- [Collected material]
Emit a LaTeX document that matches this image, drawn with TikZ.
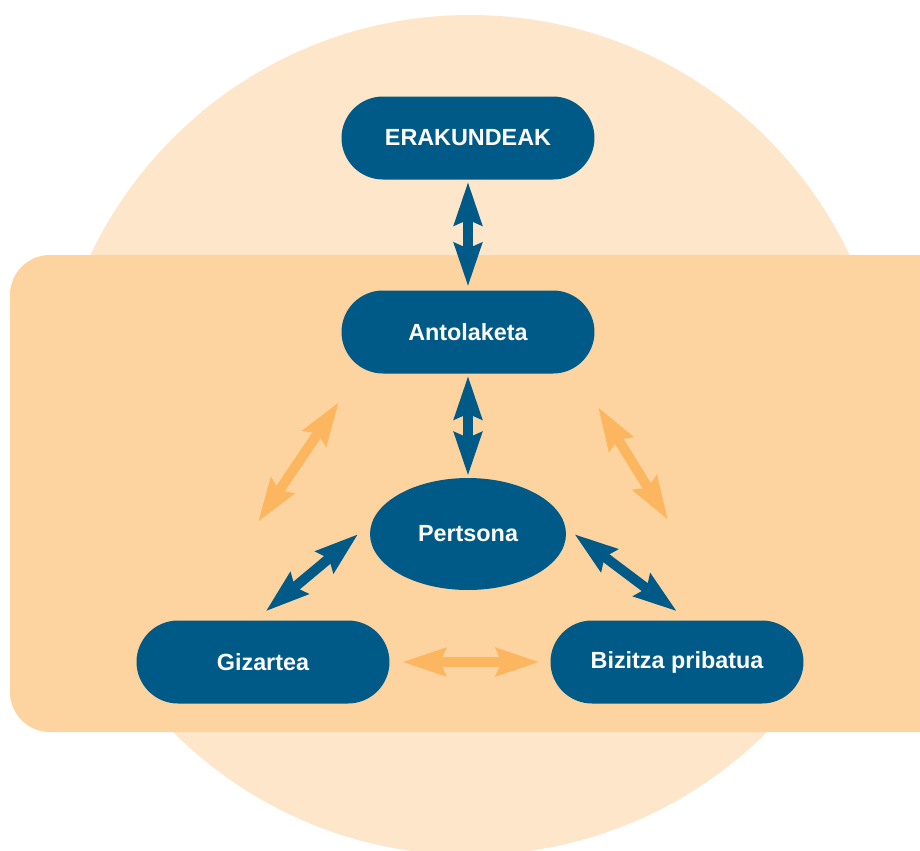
\documentclass[tikz,border=0pt]{standalone}
\usepackage{fontspec}
\setmainfont{Liberation Sans}
\usetikzlibrary{arrows.meta,shapes.geometric}
\definecolor{circlebg}{HTML}{FDE6C9}
\definecolor{rectbg}{HTML}{FDD39F}
\definecolor{darkblue}{HTML}{005A87}
\definecolor{lightorange}{HTML}{FDB660}
\tikzset{
  box/.style={draw=none, fill=darkblue, text=white, font=\bfseries\fontsize{13.3}{15}\selectfont,
    minimum width=5.06cm, minimum height=1.66cm, rounded corners=0.83cm, inner sep=0pt},
  oval/.style={ellipse, fill=darkblue, text=white, font=\bfseries\fontsize{13.3}{15}\selectfont,
    minimum width=3.92cm, minimum height=2.24cm, inner sep=0pt},
  dblarrow/.style={line width=0.2cm, {Stealth[length=0.86cm, width=0.54cm, inset=0.1cm]}-{Stealth[length=0.86cm, width=0.54cm, inset=0.1cm]}},
  bluearrow/.style={dblarrow, draw=darkblue},
  orangearrow/.style={dblarrow, draw=lightorange}
}
\begin{document}
\begin{tikzpicture}[x=0.02cm, y=-0.02cm]
    \clip (0,0) rectangle (920,850);
    \fill[circlebg] (470,435) circle (420);
    \fill[rectbg, rounded corners=0.8cm] (10,255) rectangle (980,732);

    \node[box] (era) at (468,138) {ERAKUNDEAK};
    \node[box] (ant) at (468,332) {Antolaketa};
    \node[oval] (per) at (468,534) {Pertsona};
    \node[box] (giz) at (263,662) {Gizartea};
    \node[box] (biz) at (677,662) {Bizitza pribatua};

    \coordinate (ola) at (339,402);
    \coordinate (olb) at (258,522);
    \coordinate (ora) at (598,407);
    \coordinate (orb) at (668,520);

    \draw[bluearrow, shorten <=1pt, shorten >=2pt] (era) -- (ant);
    \draw[bluearrow, shorten <=1pt, shorten >=1pt] (ant) -- (per);
    \draw[bluearrow] ([xshift=-6.5pt]per.west) -- ([xshift=1.5pt, yshift=5pt]giz.north);
    \draw[bluearrow] ([xshift=4.5pt]per.east) -- ([yshift=5pt]biz.north);

    \draw[orangearrow] (ola) -- (olb);
    \draw[orangearrow] (ora) -- (orb);
    \draw[orangearrow, shorten <=7pt, shorten >=6pt] (giz) -- (biz);
\end{tikzpicture}
\end{document}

- [Exercise requirements] From the data above, write out everything exactly except the pictures.

- [Written solution]
Emit a LaTeX document that matches this image, drawn with TikZ.
\documentclass[tikz,border=0pt]{standalone}
\usepackage{fontspec}
\setmainfont{Liberation Sans}
\usetikzlibrary{arrows.meta,shapes.geometric}
\definecolor{circlebg}{HTML}{FDE6C9}
\definecolor{rectbg}{HTML}{FDD39F}
\definecolor{darkblue}{HTML}{005A87}
\definecolor{lightorange}{HTML}{FDB660}
\tikzset{
  box/.style={draw=none, fill=darkblue, text=white, font=\bfseries\fontsize{13.3}{15}\selectfont,
    minimum width=5.06cm, minimum height=1.66cm, rounded corners=0.83cm, inner sep=0pt},
  oval/.style={ellipse, fill=darkblue, text=white, font=\bfseries\fontsize{13.3}{15}\selectfont,
    minimum width=3.92cm, minimum height=2.24cm, inner sep=0pt},
  dblarrow/.style={line width=0.2cm, {Stealth[length=0.86cm, width=0.54cm, inset=0.1cm]}-{Stealth[length=0.86cm, width=0.54cm, inset=0.1cm]}},
  bluearrow/.style={dblarrow, draw=darkblue},
  orangearrow/.style={dblarrow, draw=lightorange}
}
\begin{document}
\begin{tikzpicture}[x=0.02cm, y=-0.02cm]
    \clip (0,0) rectangle (920,850);
    \fill[circlebg] (470,435) circle (420);
    \fill[rectbg, rounded corners=0.8cm] (10,255) rectangle (980,732);

    \node[box] (era) at (468,138) {ERAKUNDEAK};
    \node[box] (ant) at (468,332) {Antolaketa};
    \node[oval] (per) at (468,534) {Pertsona};
    \node[box] (giz) at (263,662) {Gizartea};
    \node[box] (biz) at (677,662) {Bizitza pribatua};

    \coordinate (ola) at (339,402);
    \coordinate (olb) at (258,522);
    \coordinate (ora) at (598,407);
    \coordinate (orb) at (668,520);

    \draw[bluearrow, shorten <=1pt, shorten >=2pt] (era) -- (ant);
    \draw[bluearrow, shorten <=1pt, shorten >=1pt] (ant) -- (per);
    \draw[bluearrow] ([xshift=-6.5pt]per.west) -- ([xshift=1.5pt, yshift=5pt]giz.north);
    \draw[bluearrow] ([xshift=4.5pt]per.east) -- ([yshift=5pt]biz.north);

    \draw[orangearrow] (ola) -- (olb);
    \draw[orangearrow] (ora) -- (orb);
    \draw[orangearrow, shorten <=7pt, shorten >=6pt] (giz) -- (biz);
\end{tikzpicture}
\end{document}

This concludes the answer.